== Exercise brief ==
Write out the full listing exactly as given, minus the images.

== Source material ==
__________
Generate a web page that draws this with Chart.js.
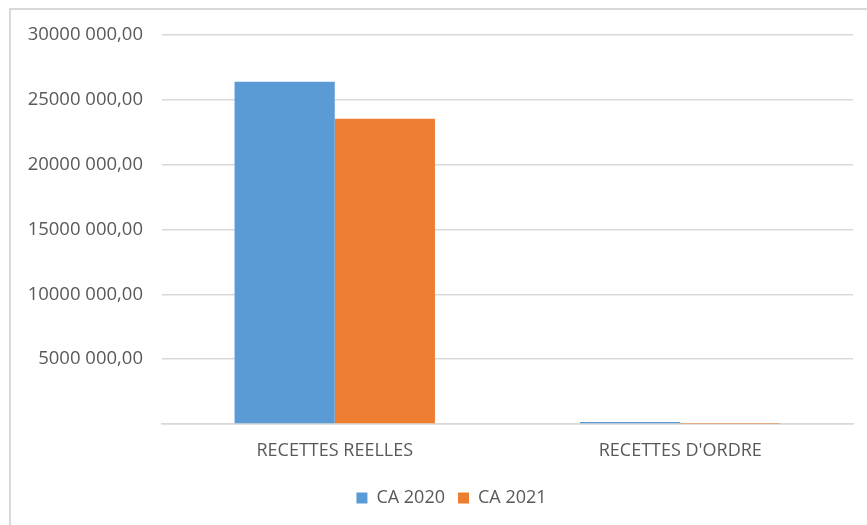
<!DOCTYPE html>
<html>
<head>
<meta charset="utf-8">
<script src="https://cdn.jsdelivr.net/npm/chart.js@4.4.1/dist/chart.umd.min.js"></script>
<style>
  html, body { margin: 0; padding: 0; background: #fff; }
  #wrap { position: relative; width: 867px; height: 525px; overflow: hidden; }
  #frame {
    position: absolute; left: 9px; top: 8px; width: 900px; height: 600px;
    border-top: 2px solid #d9d9d9; border-left: 2px solid #d9d9d9;
    box-sizing: border-box; pointer-events: none;
  }
  canvas { position: absolute; left: 0; top: 0; }
</style>
</head>
<body>
<div id="wrap">
  <canvas id="chart" width="867" height="525"></canvas>
  <div id="frame"></div>
</div>
<script>
const categories = ['RECETTES REELLES', "RECETTES D'ORDRE"]
const seriesNames = ['CA 2020', 'CA 2021']
const ca2020 = [26400000, 150000]
const ca2021 = [23550000, 10000]
const yTicks = [5000000, 10000000, 15000000, 20000000, 25000000, 30000000]

const colors = ['#5b9bd5', '#ed7d31']
const textColor = '#595959'
const gridColor = '#d9d9d9'
const fontFamily = "'Open Sans', 'Liberation Sans', sans-serif"

// "30000 000,00" style: the thousands block kept apart, two decimals
function formatAmount(v) {
    const head = Math.floor(v / 1000)
    const tail = String(v % 1000).padStart(3, '0')
    return head + ' ' + tail + ',00'
}

// legend sits a bit right of the canvas centre
const legendShift = {
    id: 'legendShift',
    afterLayout(chart) {
        chart.legend.left += 50
    }
}

new Chart(document.getElementById('chart'), {
    type: 'bar',
    data: {
        labels: categories,
        datasets: [
            { label: seriesNames[0], data: ca2020, backgroundColor: colors[0] },
            { label: seriesNames[1], data: ca2021, backgroundColor: colors[1] },
        ]
    },
    plugins: [legendShift],
    options: {
        responsive: false,
        animation: false,
        layout: { padding: { top: 35, right: 14, left: 0, bottom: 8 } },
        datasets: {
            bar: { barPercentage: 1, categoryPercentage: 0.58 }
        },
        plugins: {
            tooltip: { enabled: false },
            legend: {
                position: 'bottom',
                labels: {
                    color: textColor,
                    font: { family: fontFamily, size: 18 },
                    boxWidth: 11,
                    boxHeight: 11,
                    padding: 13,
                },
            },
        },
        scales: {
            x: {
                grid: { display: false, drawTicks: false },
                border: { display: true, color: gridColor, width: 1.5 },
                ticks: {
                    color: textColor,
                    font: { family: fontFamily, size: 18 },
                    padding: 16,
                },
                afterFit: (scale) => { scale.height = 52 },
            },
            y: {
                min: 0,
                max: yTicks[yTicks.length - 1],
                afterBuildTicks: (scale) => {
                    scale.ticks = [0].concat(yTicks).map((v) => ({ value: v }))
                },
                grid: { color: gridColor, lineWidth: 1.5, drawTicks: false },
                border: { display: false },
                ticks: {
                    color: textColor,
                    font: { family: fontFamily, size: 18.5 },
                    padding: 19,
                    callback: (v) => (v === 0 ? '' : formatAmount(v)),
                },
                afterFit: (scale) => { scale.width = 162 },
            },
        },
    },
})
</script>
</body>
</html>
__________
== Correct result ==
Generate a web page that draws this with Chart.js.
<!DOCTYPE html>
<html>
<head>
<meta charset="utf-8">
<script src="https://cdn.jsdelivr.net/npm/chart.js@4.4.1/dist/chart.umd.min.js"></script>
<style>
  html, body { margin: 0; padding: 0; background: #fff; }
  #wrap { position: relative; width: 867px; height: 525px; overflow: hidden; }
  #frame {
    position: absolute; left: 9px; top: 8px; width: 900px; height: 600px;
    border-top: 2px solid #d9d9d9; border-left: 2px solid #d9d9d9;
    box-sizing: border-box; pointer-events: none;
  }
  canvas { position: absolute; left: 0; top: 0; }
</style>
</head>
<body>
<div id="wrap">
  <canvas id="chart" width="867" height="525"></canvas>
  <div id="frame"></div>
</div>
<script>
const categories = ['RECETTES REELLES', "RECETTES D'ORDRE"]
const seriesNames = ['CA 2020', 'CA 2021']
const ca2020 = [26400000, 150000]
const ca2021 = [23550000, 10000]
const yTicks = [5000000, 10000000, 15000000, 20000000, 25000000, 30000000]

const colors = ['#5b9bd5', '#ed7d31']
const textColor = '#595959'
const gridColor = '#d9d9d9'
const fontFamily = "'Open Sans', 'Liberation Sans', sans-serif"

// "30000 000,00" style: the thousands block kept apart, two decimals
function formatAmount(v) {
    const head = Math.floor(v / 1000)
    const tail = String(v % 1000).padStart(3, '0')
    return head + ' ' + tail + ',00'
}

// legend sits a bit right of the canvas centre
const legendShift = {
    id: 'legendShift',
    afterLayout(chart) {
        chart.legend.left += 50
    }
}

new Chart(document.getElementById('chart'), {
    type: 'bar',
    data: {
        labels: categories,
        datasets: [
            { label: seriesNames[0], data: ca2020, backgroundColor: colors[0] },
            { label: seriesNames[1], data: ca2021, backgroundColor: colors[1] },
        ]
    },
    plugins: [legendShift],
    options: {
        responsive: false,
        animation: false,
        layout: { padding: { top: 35, right: 14, left: 0, bottom: 8 } },
        datasets: {
            bar: { barPercentage: 1, categoryPercentage: 0.58 }
        },
        plugins: {
            tooltip: { enabled: false },
            legend: {
                position: 'bottom',
                labels: {
                    color: textColor,
                    font: { family: fontFamily, size: 18 },
                    boxWidth: 11,
                    boxHeight: 11,
                    padding: 13,
                },
            },
        },
        scales: {
            x: {
                grid: { display: false, drawTicks: false },
                border: { display: true, color: gridColor, width: 1.5 },
                ticks: {
                    color: textColor,
                    font: { family: fontFamily, size: 18 },
                    padding: 16,
                },
                afterFit: (scale) => { scale.height = 52 },
            },
            y: {
                min: 0,
                max: yTicks[yTicks.length - 1],
                afterBuildTicks: (scale) => {
                    scale.ticks = [0].concat(yTicks).map((v) => ({ value: v }))
                },
                grid: { color: gridColor, lineWidth: 1.5, drawTicks: false },
                border: { display: false },
                ticks: {
                    color: textColor,
                    font: { family: fontFamily, size: 18.5 },
                    padding: 19,
                    callback: (v) => (v === 0 ? '' : formatAmount(v)),
                },
                afterFit: (scale) => { scale.width = 162 },
            },
        },
    },
})
</script>
</body>
</html>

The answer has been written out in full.